The founder and owner of Arrieta’s newspaper was murdered in 2005.
On Tuesday in Cabo San Lucas, Baja California Sur, an attack on online journalist Julio Omar Gómez Sánchez took the life of his bodyguard after he was hit at least five times in gunfire. Gómez Sánchez was unhurt.
Alfredo de la Cruz had been assigned as Gómez’ bodyguard by the Special Prosecutor’s Office for Crimes Against Freedom of Expression (FEADLE), part of the federal Attorney General’s office (PGR).
Gómez, a former coordinator of the Civil Protection office of Cabo San Lucas, posts news on his website, Noticias 911, and on Facebook, reporting on state events, including murders and other violence.
Two of his vehicles were set on fire in December and February.
A third incident took place yesterday morning when three journalists working for the news agency Al Jazeera left their hotel in Culiacán, Sinaloa, to cover a story on farmworkers in Villa Juárez, a community in the municipality of Novolato.
After they stopped in their rented vehicle at a convenience store, the journalists — a man from Mexico, another from the United Kingdom and a Spanish woman — were approached by three men carrying handguns, who asked them who they were and what was their business.
The three reporters were then taken in their own vehicle to a cornfield and abandoned, said the state’s deputy Attorney General.
Julio César Romanillo Montoya added that the three then walked to a health center where they were able to use a phone and report the incident.
The vehicle was later found abandoned, with the journalists’ belongings inside.
In the case of last Thursday’s murder of Chihuahua journalist Breach Velducea, Governor Javier Corral Jurado and state police director Oscar Paricio Avendaño said they were close to arresting two people believed responsible for the crime.
They said the two had been following their victim for at least a week to determine her daily schedule, and one was caught on security video shortly before the murder.
Corral confirmed that Breach had received threats, which she dismissed and didn’t report to the authorities, or to people close to her.
“She was a journalist who constantly documented the criminal organization and structure in Chihuahua, with an astonishing persistence and tenacity,” he added, declaring that Breach was murdered for doing her job.
The reporter’s stories for the newspaper La Jornada revealed political corruption and links between politicians and organized crime.
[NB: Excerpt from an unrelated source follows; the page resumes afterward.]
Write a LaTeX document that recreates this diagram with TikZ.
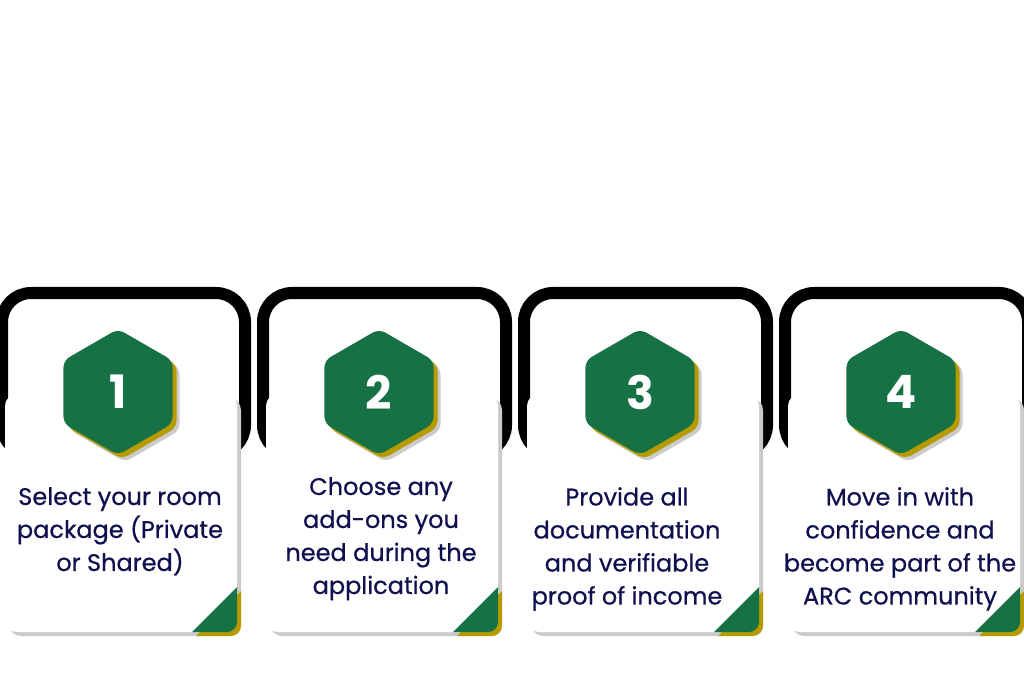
\documentclass[tikz,border=0pt]{standalone}
\usepackage{fontspec}
\setmainfont{Poppins}
\newfontfamily\medfont{Poppins}[FakeBold=0.6]
\usepackage{xcolor}
\usetikzlibrary{positioning}

\definecolor{stepgreen}{HTML}{167145}
\definecolor{stepgold}{HTML}{B59B00}
\definecolor{stepnavy}{HTML}{10104F}
\definecolor{shadowgray}{HTML}{CBCBCB}

\tikzset{
  stepframe/.style={line width=12pt, rounded corners=29pt},
  hexcorner/.style={rounded corners=7pt},
  stepnum/.style={inner sep=0pt, text=white, font=\fontsize{46}{46}\selectfont\bfseries},
  steptext/.style={anchor=north, inner sep=0pt, align=center, text=stepnavy,
    font=\medfont\fontsize{24}{33}\selectfont}
}

\begin{document}
\begin{tikzpicture}[x=1pt, y=-1pt]
  \useasboundingbox (0,0) rectangle (1024,692);
  \fill[white] (0,0) rectangle (1024,692);

  \foreach \i/\num/\tx/\ty/\txt in {
    0/1/120/487/{Select your room\\package (Private\\or Shared)},
    1/2/120/477/{Choose any\\add-ons you\\need during the\\application},
    2/3/105/487/{Provide all\\documentation\\and verifiable\\proof of income},
    3/4/117/487/{Move in with\\confidence and\\become part of the\\ARC community}}{
    \begin{scope}[xshift=\i*261pt]
      % black frame behind the card
      \draw[stepframe] (2,293) rectangle (245,454);

      % card and its shadow
      \fill[shadowgray, rounded corners=12pt] (9,398) rectangle (241,636);
      \fill[white, rounded corners=12pt] (5,394) rectangle (237,632);

      % corner flag
      \fill[stepgold] (196,636) -- (241,591) [rounded corners=10pt] -- (241,636)
        [sharp corners] -- cycle;
      \fill[stepgreen] (192,632) -- (237,587) [rounded corners=10pt] -- (237,632)
        [sharp corners] -- cycle;

      % hexagon badge
      \fill[shadowgray, hexcorner, shift={(125,399)}]
        (90:63) \foreach \a in {150,210,270,330,30} { -- (\a:63) } -- cycle;
      \fill[stepgold, hexcorner, shift={(122,396)}]
        (90:63) \foreach \a in {150,210,270,330,30} { -- (\a:63) } -- cycle;
      \fill[stepgreen, hexcorner, shift={(118,392)}]
        (90:63) \foreach \a in {150,210,270,330,30} { -- (\a:63) } -- cycle;

      \node[stepnum] (num\i) at (118,392) {\num};
      \node[steptext] (txt\i) at (\tx,\ty) {\txt};
    \end{scope}
  }
\end{tikzpicture}
\end{document}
Last November she wrote that César Duarte, who was governor at the time and is now considered a fugitive from corruption charges, operated a network of friends and family members to extract billions of pesos from the public treasury.
In just one year, she wrote, cabinet members ordered public works projects and other purchases worth 2.9 billion pesos directly from companies created expressly for the purpose of receiving the funds. They disappeared after the payments were made.